Dans son livre "Ce sport qui rend fou", Gilles Simon a dressé un bilan plus que critique du tennis français, privé de titre en Grand Chelem depuis 1983. Le Niçois y a notamment dénoncé le "mythe Federer", inculqué à la relève de l'Hexagone.
Le 5 juin 1983. Voici la date du dernier et de l'unique titre français en Grand Chelem, remporté par un certain Yannick Noah à Roland-Garros. Une disette qui dure depuis plus de 37 ans et que Gilles Simon a tenté d'expliquer dans son livre "Ce sport qui rend fou".
Le 59e joueur mondial y a dressé un bilan sans langue de bois du tennis de l'Hexagone. "C'est un problème culturel, sociétal. Le rapport à l'échec ou à la réussite, en France, n'est pas le même que ce qu'il peut être aux Etats-Unis ou dans d'autres pays du monde", a-t-il alors déclaré lors d'un entretien accordé à "Eurosport" à l'occasion de la sortie de son ouvrage.
Si, dans cette même interview, il a reconnu que l'environnement pesant, les discours faits aux jeunes et la pression médiatique ont joué un rôle dans l'échec tricolore lors des tournois Majeurs, le Niçois a pointé du doigt le cadre trop rigide au sein de la formation de son pays. Il y dénonce notamment le "mythe Federer" que la France souhaite inculquer à sa relève.
"Ça nous ferait presque du bien que ses records tombent"
"Roger Federer a porté ce sport toutes ces dernières années. Avant, il était le plus grand parce qu'il avait tous les records. Même quand ses records commencent à tomber, les gens disent : 'oui mais c'est quand même lui le plus grand.' Mais moi, je suis dans une autre logique, celle du tennis français, et j'essaie de comprendre pourquoi on n'y arrive pas", a expliqué le joueur de 35 ans.

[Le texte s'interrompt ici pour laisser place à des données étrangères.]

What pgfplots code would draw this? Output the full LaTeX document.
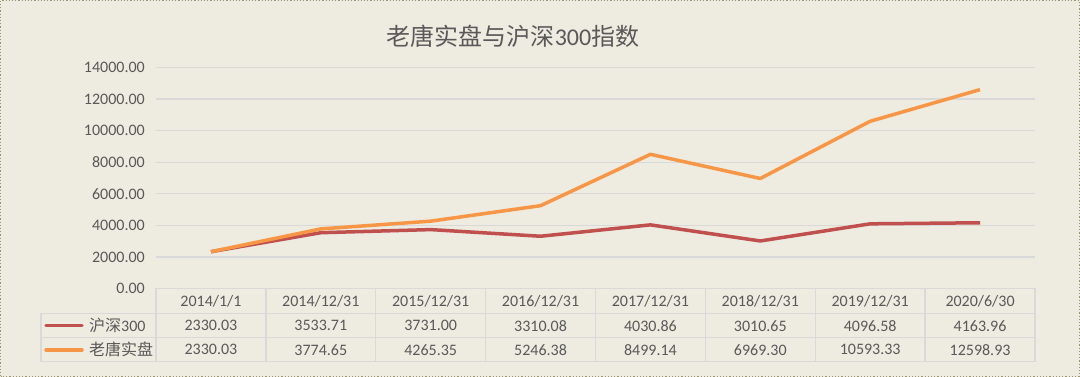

Le Bâlois serait-il alors la cause de la non-réussite française ? "Pour être clair, je n'ai jamais dit que c'était lui (ndlr: Federer) le problème. A aucun moment. Federer, c'est le joueur qui a fait le plus de bien au tennis. (...) Malheureusement - mais pour nous, pas pour lui -, il correspond à ce que nous avons défini comme le joueur ultime et au cadre idéal et idéologique que j'évoque", a estimé Gilles Simon.
Avant d'avouer que les multiples records détenus par le Suisse de 39 ans étaient une barrière : "En ce sens, je dis que ça nous ferait presque du bien que ses records tombent, pour qu'un gamin puisse dire : 'moi, je me sens plus proche de Novak (Djokovic) ou de Rafa (Nadal) et je veux jouer comme eux'."
"Il n'y en a qu'un comme lui"
Le vainqueur de 14 titres estampillés ATP espère donc que le tennis français arrivera à sortir de cette recherche du nouveau Roger Federer. "On avait mis en place ce fameux moule dans lequel on veut faire entrer tout le monde, où on dit aux gamins : 'il faut être comme ci et jouer comme ça'. Un idéal, une utopie", a-t-il lancé.
"Et il se trouve qu'un joueur vient valider ce modèle, idéologiquement. Et il le valide puissance mille. Donc l'existence de Federer vient prouver que ce cadre de base n'est pas faux. Sauf qu'il est terriblement limité et limitant car personne ou presque ne peut entrer dedans. N'est pas Federer qui veut. Il n'y en a qu'un comme lui. D'ailleurs, qui d'autre essaie de jouer comme Federer aujourd'hui ?"
Avant d'ajouter : "Pourquoi vouloir absolument former le prochain Federer ? Parce qu'il est beau à voir ? Parce qu'il a la classe ? OK, mais moi je m'intéresse à la performance, je me fous du marketing. Si tu as un gamin, et qu'il n'a pas du tout le jeu de Federer, il faut le faire progresser quand même. Et qui sait, peut-être qu'il pourra gagner un Grand Chelem sans jouer comme Federer."